§ **Prompt**
Retype word for word the first line of the listing and each line after it up to the line with "groups_a = ['6.5S1', 'Anc']", with the pictures taken out.
========
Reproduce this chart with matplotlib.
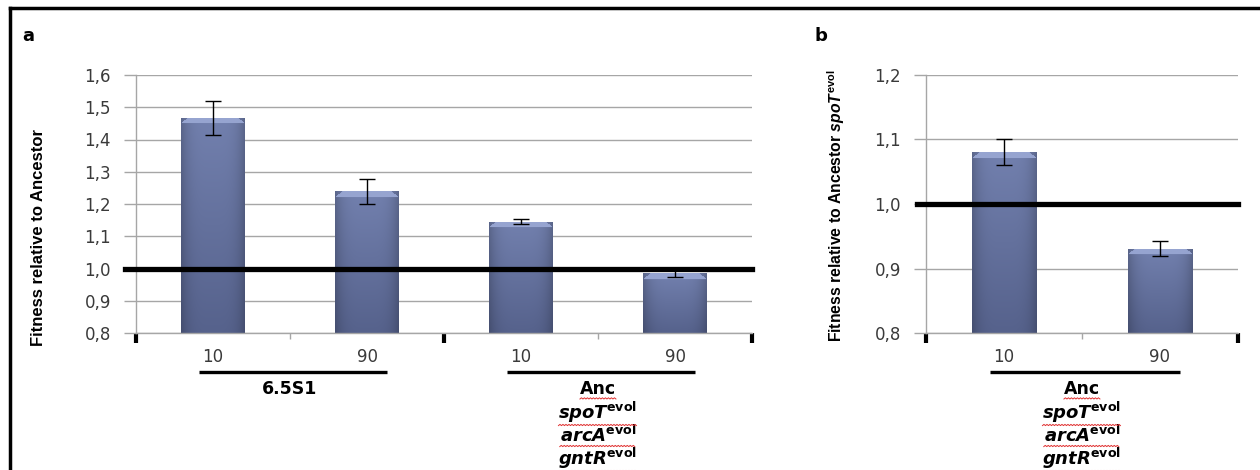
import numpy as np
import matplotlib
matplotlib.use("Agg")
import matplotlib.pyplot as plt
from matplotlib.lines import Line2D

# data
labels_a = ['10', '90', '10', '90']
fitness_a = [1.467, 1.239, 1.145, 0.985]
err_a = [0.052, 0.039, 0.008, 0.012]
groups_a = ['6.5S1', 'Anc']

labels_b = ['10', '90']
fitness_b = [1.080, 0.931]
err_b = [0.020, 0.012]

yticks_a = [0.8, 0.9, 1.0, 1.1, 1.2, 1.3, 1.4, 1.5, 1.6]
yticks_b = [0.8, 0.9, 1.0, 1.1, 1.2]
mutations = ['spoT', 'arcA', 'gntR']

W, H = 1260, 470
plt.rcParams['mathtext.fontset'] = 'custom'
plt.rcParams['mathtext.bf'] = 'DejaVu Sans:bold'
plt.rcParams['mathtext.bfit'] = 'DejaVu Sans:italic:bold'
plt.rcParams['mathtext.rm'] = 'Liberation Sans:bold'
plt.rcParams['mathtext.it'] = 'Liberation Sans:italic:bold'

fig = plt.figure(figsize=(W / 100, H / 100), dpi=100)
GRAY = '#a6a6a6'
TXT = '#3a3a3a'
NARROW = ['Liberation Sans', 'DejaVu Sans']


def px_axes(x0, y0, x1, y1):
    return fig.add_axes([x0 / W, 1 - y1 / H, (x1 - x0) / W, (y1 - y0) / H])


def shaded_bars(ax, xs, vals, width):
    bars = ax.bar(xs, [v - 0.8 for v in vals], width, bottom=0.8,
                  color='#64729f', edgecolor='none', zorder=2)
    fig.canvas.draw()
    for b in bars:
        x0, y0 = b.get_x(), b.get_y()
        w, h = b.get_width(), b.get_height()
        p0 = ax.transData.transform((x0, y0))
        p1 = ax.transData.transform((x0 + w, y0 + h))
        nw = max(int(p1[0] - p0[0]), 2)
        nh = max(int(p1[1] - p0[1]), 2)
        u = np.linspace(-1, 1, nw)
        v = np.linspace(0, 1, nh)[:, None]
        top = np.array([114, 128, 174]) / 255
        bot = np.array([86, 98, 140]) / 255
        base = top * (1 - v[..., None]) + bot * v[..., None]
        shade = 1 - 0.2 * np.abs(u) ** 4
        img = base * shade[None, :, None]
        bev = min(6, nh // 3)
        for r in range(bev):
            inset = int(nw * 0.12 * (bev - r) / bev)
            img[r, inset:nw - inset] = np.array([150, 164, 208]) / 255
        # row 0 of the image sits at the top of the bar
        im = ax.imshow(np.clip(img, 0, 1), extent=(x0, x0 + w, y0, y0 + h),
                       origin='upper', aspect='auto', zorder=2,
                       interpolation='bilinear')
        im.set_clip_path(b)
    return bars


def style_axis(ax, ncat, ticks, ymax):
    ax.set_xlim(-0.5, ncat - 0.5)
    ax.set_ylim(0.8, ymax)
    ax.set_yticks(ticks)
    ax.set_yticklabels([f'{t:.1f}'.replace('.', ',') for t in ticks],
                       fontsize=12, color=TXT)
    ax.tick_params(axis='y', length=9, color=GRAY, width=1, pad=9)
    ax.yaxis.grid(True, color=GRAY, lw=1)
    ax.set_axisbelow(True)
    for s in ['top', 'right']:
        ax.spines[s].set_visible(False)
    for s in ['left', 'bottom']:
        ax.spines[s].set_color(GRAY)
        ax.spines[s].set_linewidth(1)
    ax.set_xticks(np.arange(-0.5, ncat, 2))
    ax.set_xticks(np.arange(0.5, ncat, 2), minor=True)
    ax.tick_params(axis='x', which='major', length=7, width=3, color='black',
                   labelbottom=False)
    ax.tick_params(axis='x', which='minor', length=4, width=1, color=GRAY)
    ax.set_xticklabels([])
    ax.set_xticklabels([], minor=True)
    ax.set_facecolor('none')


squiggle_texts = []


def group_labels(ax, xs, cats, names):
    tr = ax.get_xaxis_transform()
    y_lab = -24 / ax.bbox.height
    for x, c in zip(xs, cats):
        ax.text(x, y_lab, c, ha='center', va='center', fontsize=12,
                color=TXT, transform=tr)
    for gi, name in enumerate(names):
        mid = 2 * gi + 0.5
        yline = -39 / ax.bbox.height
        ax.plot([mid - 0.59, mid + 0.63], [yline, yline], color='black',
                lw=2.4, transform=tr, clip_on=False, solid_capstyle='butt')
        t = ax.text(mid, -56 / ax.bbox.height, name, ha='center', va='center',
                    fontsize=12.5, fontweight='bold', color='black',
                    transform=tr)
        if name == 'Anc':
            squiggle_texts.append(t)
            for k, m in enumerate(mutations):
                t2 = ax.text(mid, (-79 - 23 * k) / ax.bbox.height,
                             r'$\mathbfit{' + m + r'}^{\mathbf{evol}}$',
                             ha='center', va='center', fontsize=13,
                             color='black', transform=tr)
                squiggle_texts.append(t2)


# panel a
ax_a = px_axes(136, 75, 752, 333)
style_axis(ax_a, len(labels_a), yticks_a, 1.6)
xa = np.arange(len(labels_a))
shaded_bars(ax_a, xa, fitness_a, 0.415)
ax_a.errorbar(xa, fitness_a, yerr=err_a, fmt='none', ecolor='black',
              elinewidth=1, capsize=6, capthick=1, zorder=3)
ax_a.axhline(1.0, xmin=-11 / 616, xmax=1, color='black', lw=3.8,
             clip_on=False, zorder=4)
group_labels(ax_a, xa, labels_a, groups_a)

# panel b
ax_b = px_axes(926, 75, 1238, 333)
style_axis(ax_b, len(labels_b), yticks_b, 1.2)
xb = np.arange(len(labels_b))
shaded_bars(ax_b, xb, fitness_b, 0.415)
ax_b.errorbar(xb, fitness_b, yerr=err_b, fmt='none', ecolor='black',
              elinewidth=1, capsize=6, capthick=1, zorder=3)
ax_b.axhline(1.0, xmin=-9 / 312, xmax=1, color='black', lw=3.8,
             clip_on=False, zorder=4)
group_labels(ax_b, xb, labels_b, ['Anc'])

# axis titles and panel letters
fig.text(39 / W, 1 - 238 / H, 'Fitness relative to Ancestor', rotation=90,
         ha='center', va='center', fontsize=12, family=NARROW, color='black',
         fontweight='bold')
fig.text(836 / W, 1 - 205 / H,
         r'Fitness relative to Ancestor $\mathit{spoT}^{\mathrm{evol}}$',
         rotation=90, ha='center', va='center', fontsize=11.3, family=NARROW,
         color='black', fontweight='bold')
fig.text(22 / W, 1 - 36 / H, 'a', fontsize=13, fontweight='bold',
         va='center', ha='left')
fig.text(815 / W, 1 - 36 / H, 'b', fontsize=13, fontweight='bold',
         va='center', ha='left')

# frame: top and left border
fig.add_artist(Line2D([10 / W, 1], [1 - 8 / H, 1 - 8 / H], color='black',
                      lw=2.5, transform=fig.transFigure))
fig.add_artist(Line2D([10 / W, 10 / W], [0, 1 - 8 / H], color='black',
                      lw=2.5, transform=fig.transFigure))

# red spell-check squiggles under the gene names
fig.canvas.draw()
rend = fig.canvas.get_renderer()
for t in squiggle_texts:
    bb = t.get_window_extent(rend)
    sx = np.arange(bb.x0, bb.x1, 1.5)
    sy = bb.y0 - 1 + 1.2 * (np.arange(len(sx)) % 2)
    fig.add_artist(Line2D(sx / W, sy / H, color='#e03030', lw=0.7,
                          transform=fig.transFigure))

fig.savefig('out.png', dpi=100)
========
§ **Complete output**
Reproduce this chart with matplotlib.
import numpy as np
import matplotlib
matplotlib.use("Agg")
import matplotlib.pyplot as plt
from matplotlib.lines import Line2D

# data
labels_a = ['10', '90', '10', '90']
fitness_a = [1.467, 1.239, 1.145, 0.985]
err_a = [0.052, 0.039, 0.008, 0.012]
groups_a = ['6.5S1', 'Anc']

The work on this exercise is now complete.